Top 8: Joie won the main challenge, making Angelica upset about not winning the challenge for the third consecutive time. Kendra (making her third appearance in four weeks), Kededra (making her second consecutive appearance), and Esther (making her second appearance) were the bottom three. Jericho announced that there would be two eliminations. Before Joie would choose whom to save from elimination, Kendra claimed that the judges from throughout the competition hated her image and dropped herself from the contest, despite her and Mixi winning a challenge earlier in the competition. Jericho said that "it pissed him off". Joie decides to save Esther, thus eliminating Kededra. Mýa served as a replacement host for partial of the episode.

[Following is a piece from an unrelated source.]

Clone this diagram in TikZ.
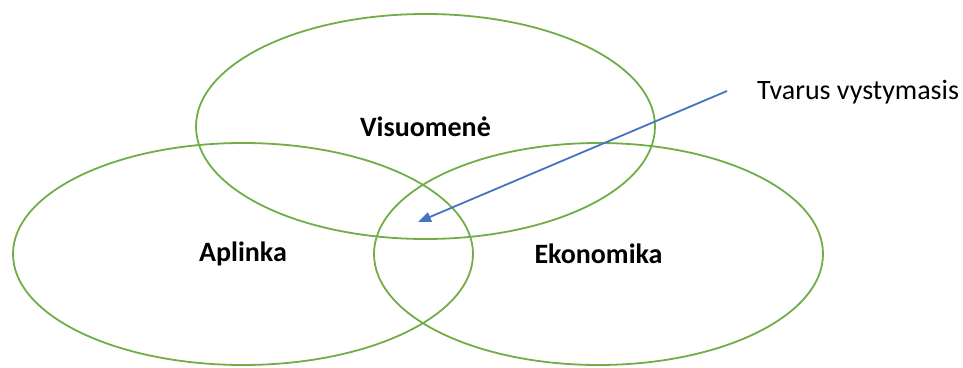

Top 6: The main challenge was to see which individual out of a group that's been assigned to two groups, each with three members, stood out the most. Mixi and Joie were the ones who did well the most, though it was Mixi who won the whole challenge, thus saving herself from elimination. However, Joie would be safe from elimination as well. As of this time, all remaining contestants are up for elimination without being saved by the winner. Out of the four up for elimination, Esther was eliminated.

Top 5: The girls were interviewed by the record company to see who are most likely to be the winner of the competition, in which Jazmin won. The main challenge was to perform in front of a group of people in style of rapping. Jazmin once again won the challenge, making her the first contestant to win both challenges in a single episode. Because she won the challenge, she was not up for the elimination. The four remaining contestants were up for elimination, and Jericho announced that it was Joie who was going home, leaving the rest of the girls in tears. Kardinal Offishall made a special appearance coaching the girls how to rap.

Top 4: The main challenge was to perform "Roxanne" by The Police, but the girls had to perform the song in different genres. Jazmin had to perform the song in salsa music, Angelica in reggae version, Farah in punk rock version, and Mixi in country music. In elimination, the girls would be safe from being eliminated if they were selected to be in first place, second, and third place overall of how well they did by the judges. Angelica came in first, Jazmin in second, and Mixi in third. Farah was the one dropped from the label.

Finale: The three girls had to perform an A cappella of Unwritten by Natasha Bedingfield, in front the former contestants of the show, and the twist was that one of the girls would be dropped. Afterwards, the girls were told that they needed to revisit their troubled past. They packed up and headed out to their homes. During their visits, they all received an envelope, which contained their vinyl records. Jazmin's record was broken into pieces when she opened it, meaning she's been dropped from the label. The final two, Angelica and Mixi, performed in front of Geffen Records staff on stage. Afterwards, the manager of the record label announced that Mixi was the winner.